## Exercise inputs
______________________________

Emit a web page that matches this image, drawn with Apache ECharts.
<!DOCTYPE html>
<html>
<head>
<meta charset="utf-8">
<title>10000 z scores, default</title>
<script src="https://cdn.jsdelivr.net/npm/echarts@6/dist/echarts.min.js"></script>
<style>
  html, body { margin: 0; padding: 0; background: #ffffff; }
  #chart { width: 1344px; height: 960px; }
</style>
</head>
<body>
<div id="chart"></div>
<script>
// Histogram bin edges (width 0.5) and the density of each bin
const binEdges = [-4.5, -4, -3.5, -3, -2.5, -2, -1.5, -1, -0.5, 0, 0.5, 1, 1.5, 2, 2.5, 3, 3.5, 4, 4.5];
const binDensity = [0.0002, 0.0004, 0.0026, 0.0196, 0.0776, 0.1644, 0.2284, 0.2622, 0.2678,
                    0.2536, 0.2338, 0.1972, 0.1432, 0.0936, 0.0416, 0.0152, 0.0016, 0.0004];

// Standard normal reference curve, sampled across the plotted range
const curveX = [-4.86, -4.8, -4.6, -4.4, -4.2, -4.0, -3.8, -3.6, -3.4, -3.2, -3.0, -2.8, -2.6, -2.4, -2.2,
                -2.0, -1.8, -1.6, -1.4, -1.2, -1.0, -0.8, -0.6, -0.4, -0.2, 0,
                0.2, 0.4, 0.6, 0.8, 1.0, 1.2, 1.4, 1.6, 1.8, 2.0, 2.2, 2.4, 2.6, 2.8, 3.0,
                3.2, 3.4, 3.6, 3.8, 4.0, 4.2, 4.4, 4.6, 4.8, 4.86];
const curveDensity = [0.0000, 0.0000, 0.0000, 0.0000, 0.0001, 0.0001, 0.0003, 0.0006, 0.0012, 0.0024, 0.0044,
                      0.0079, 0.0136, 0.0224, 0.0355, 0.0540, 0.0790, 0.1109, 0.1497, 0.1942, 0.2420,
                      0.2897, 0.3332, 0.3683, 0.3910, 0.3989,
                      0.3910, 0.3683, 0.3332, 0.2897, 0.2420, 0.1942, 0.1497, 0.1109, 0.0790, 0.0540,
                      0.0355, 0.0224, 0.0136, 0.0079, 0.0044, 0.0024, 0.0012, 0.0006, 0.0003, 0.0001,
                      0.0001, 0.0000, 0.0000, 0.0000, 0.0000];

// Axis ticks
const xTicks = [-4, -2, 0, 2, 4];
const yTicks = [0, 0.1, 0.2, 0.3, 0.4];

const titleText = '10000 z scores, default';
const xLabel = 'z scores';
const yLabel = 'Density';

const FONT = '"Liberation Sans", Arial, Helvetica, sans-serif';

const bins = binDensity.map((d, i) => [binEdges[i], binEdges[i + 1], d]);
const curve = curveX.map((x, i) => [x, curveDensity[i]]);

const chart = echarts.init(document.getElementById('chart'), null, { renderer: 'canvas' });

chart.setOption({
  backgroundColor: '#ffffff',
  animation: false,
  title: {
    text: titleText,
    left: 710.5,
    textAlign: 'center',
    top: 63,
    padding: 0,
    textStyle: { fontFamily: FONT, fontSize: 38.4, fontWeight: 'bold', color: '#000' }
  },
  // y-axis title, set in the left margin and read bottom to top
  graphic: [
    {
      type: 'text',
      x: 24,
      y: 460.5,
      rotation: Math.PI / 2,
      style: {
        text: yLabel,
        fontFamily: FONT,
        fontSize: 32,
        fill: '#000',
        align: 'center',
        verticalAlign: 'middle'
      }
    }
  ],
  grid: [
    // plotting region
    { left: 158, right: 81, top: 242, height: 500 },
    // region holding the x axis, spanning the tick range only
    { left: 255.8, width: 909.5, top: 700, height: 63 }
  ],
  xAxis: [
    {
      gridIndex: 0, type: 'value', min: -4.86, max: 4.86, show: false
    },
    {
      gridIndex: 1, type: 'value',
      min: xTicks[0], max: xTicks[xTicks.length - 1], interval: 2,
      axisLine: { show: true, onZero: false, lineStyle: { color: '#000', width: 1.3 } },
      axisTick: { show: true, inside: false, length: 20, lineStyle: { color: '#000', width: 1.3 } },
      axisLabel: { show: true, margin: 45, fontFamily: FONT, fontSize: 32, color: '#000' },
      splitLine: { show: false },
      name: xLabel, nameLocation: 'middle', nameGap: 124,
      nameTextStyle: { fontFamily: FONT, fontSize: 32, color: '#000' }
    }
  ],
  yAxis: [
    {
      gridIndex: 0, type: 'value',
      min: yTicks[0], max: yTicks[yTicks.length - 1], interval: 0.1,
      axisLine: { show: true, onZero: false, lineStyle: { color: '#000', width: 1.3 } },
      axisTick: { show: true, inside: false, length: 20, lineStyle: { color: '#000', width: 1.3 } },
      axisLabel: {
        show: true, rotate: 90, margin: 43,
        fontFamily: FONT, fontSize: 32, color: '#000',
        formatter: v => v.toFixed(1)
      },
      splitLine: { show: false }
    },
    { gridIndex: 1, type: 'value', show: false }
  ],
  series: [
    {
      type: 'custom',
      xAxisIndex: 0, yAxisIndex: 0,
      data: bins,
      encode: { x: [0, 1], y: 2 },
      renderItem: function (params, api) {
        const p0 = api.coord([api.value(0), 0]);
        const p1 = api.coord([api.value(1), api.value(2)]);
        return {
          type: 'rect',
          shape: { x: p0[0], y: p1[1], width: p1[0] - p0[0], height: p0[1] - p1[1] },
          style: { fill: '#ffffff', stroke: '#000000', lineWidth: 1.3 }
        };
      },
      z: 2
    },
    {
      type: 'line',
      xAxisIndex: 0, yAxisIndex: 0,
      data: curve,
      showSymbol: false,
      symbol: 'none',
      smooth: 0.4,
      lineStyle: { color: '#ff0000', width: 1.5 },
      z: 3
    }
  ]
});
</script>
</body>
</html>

______________________________

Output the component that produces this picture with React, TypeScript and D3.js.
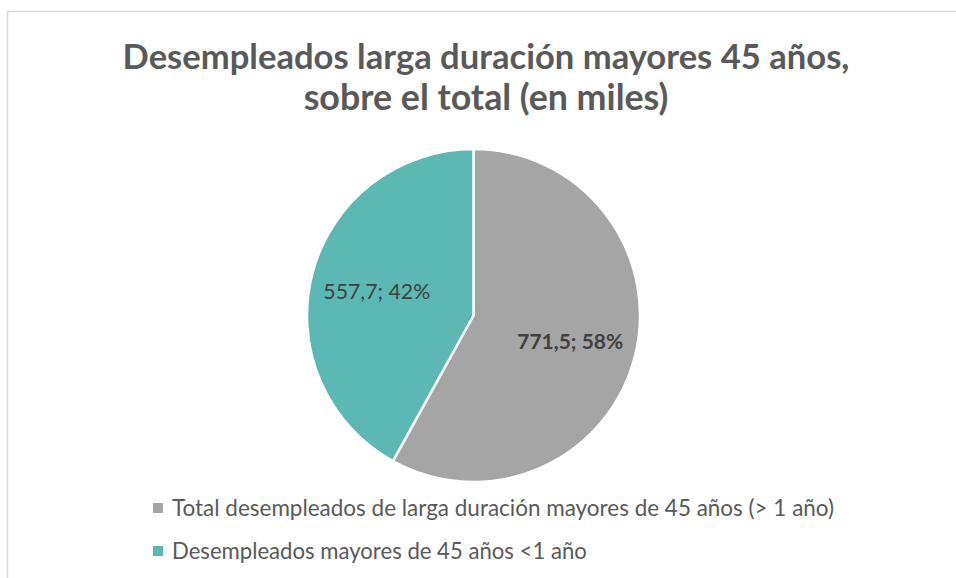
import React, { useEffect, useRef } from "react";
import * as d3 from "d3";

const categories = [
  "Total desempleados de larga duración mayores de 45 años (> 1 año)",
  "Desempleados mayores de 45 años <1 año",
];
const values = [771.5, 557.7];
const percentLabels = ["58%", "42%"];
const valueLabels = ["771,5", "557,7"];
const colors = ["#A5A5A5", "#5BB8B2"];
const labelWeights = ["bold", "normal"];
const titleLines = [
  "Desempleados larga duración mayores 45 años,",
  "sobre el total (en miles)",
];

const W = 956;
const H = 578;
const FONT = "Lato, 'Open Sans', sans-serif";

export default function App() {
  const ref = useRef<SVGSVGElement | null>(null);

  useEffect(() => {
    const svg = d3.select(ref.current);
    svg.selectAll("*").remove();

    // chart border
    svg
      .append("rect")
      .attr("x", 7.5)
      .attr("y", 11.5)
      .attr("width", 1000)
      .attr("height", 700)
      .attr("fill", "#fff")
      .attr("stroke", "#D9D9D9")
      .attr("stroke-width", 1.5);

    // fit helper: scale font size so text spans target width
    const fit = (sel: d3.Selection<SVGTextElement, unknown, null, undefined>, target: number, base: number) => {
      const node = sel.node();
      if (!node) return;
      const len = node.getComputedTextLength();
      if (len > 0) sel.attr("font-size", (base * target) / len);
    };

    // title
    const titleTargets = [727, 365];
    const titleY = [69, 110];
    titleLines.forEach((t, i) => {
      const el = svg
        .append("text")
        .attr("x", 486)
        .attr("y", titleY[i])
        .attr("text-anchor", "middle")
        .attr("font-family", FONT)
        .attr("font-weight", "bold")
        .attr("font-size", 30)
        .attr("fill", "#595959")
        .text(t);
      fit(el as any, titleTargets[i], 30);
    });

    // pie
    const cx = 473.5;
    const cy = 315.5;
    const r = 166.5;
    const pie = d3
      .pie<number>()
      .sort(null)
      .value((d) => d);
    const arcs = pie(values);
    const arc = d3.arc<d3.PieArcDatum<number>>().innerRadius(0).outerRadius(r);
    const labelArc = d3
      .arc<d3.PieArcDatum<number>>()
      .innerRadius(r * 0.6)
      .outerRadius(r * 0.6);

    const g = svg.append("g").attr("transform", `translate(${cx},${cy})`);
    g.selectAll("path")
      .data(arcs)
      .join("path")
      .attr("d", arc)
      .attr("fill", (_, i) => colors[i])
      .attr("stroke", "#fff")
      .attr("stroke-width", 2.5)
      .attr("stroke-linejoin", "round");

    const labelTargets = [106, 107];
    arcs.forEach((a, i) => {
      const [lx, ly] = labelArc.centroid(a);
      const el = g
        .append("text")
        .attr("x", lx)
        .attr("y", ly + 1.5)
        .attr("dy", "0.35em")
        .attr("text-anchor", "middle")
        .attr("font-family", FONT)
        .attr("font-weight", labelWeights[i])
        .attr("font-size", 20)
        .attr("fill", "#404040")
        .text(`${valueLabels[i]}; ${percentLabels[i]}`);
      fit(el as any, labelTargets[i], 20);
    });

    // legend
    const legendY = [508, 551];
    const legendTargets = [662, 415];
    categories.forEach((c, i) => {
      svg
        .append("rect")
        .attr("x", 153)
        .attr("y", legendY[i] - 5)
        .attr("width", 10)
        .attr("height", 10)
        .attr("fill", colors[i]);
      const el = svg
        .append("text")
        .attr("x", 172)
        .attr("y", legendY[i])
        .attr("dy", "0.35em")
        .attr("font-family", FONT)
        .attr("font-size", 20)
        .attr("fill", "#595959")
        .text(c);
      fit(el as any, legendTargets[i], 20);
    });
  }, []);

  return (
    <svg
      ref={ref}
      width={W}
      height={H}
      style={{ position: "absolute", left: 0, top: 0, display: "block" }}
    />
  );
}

______________________________

## Instructions for the task
Select every line where the word "with" occurs.

## Written solution
Emit a web page that matches this image, drawn with Apache ECharts.
Output the component that produces this picture with React, TypeScript and D3.js.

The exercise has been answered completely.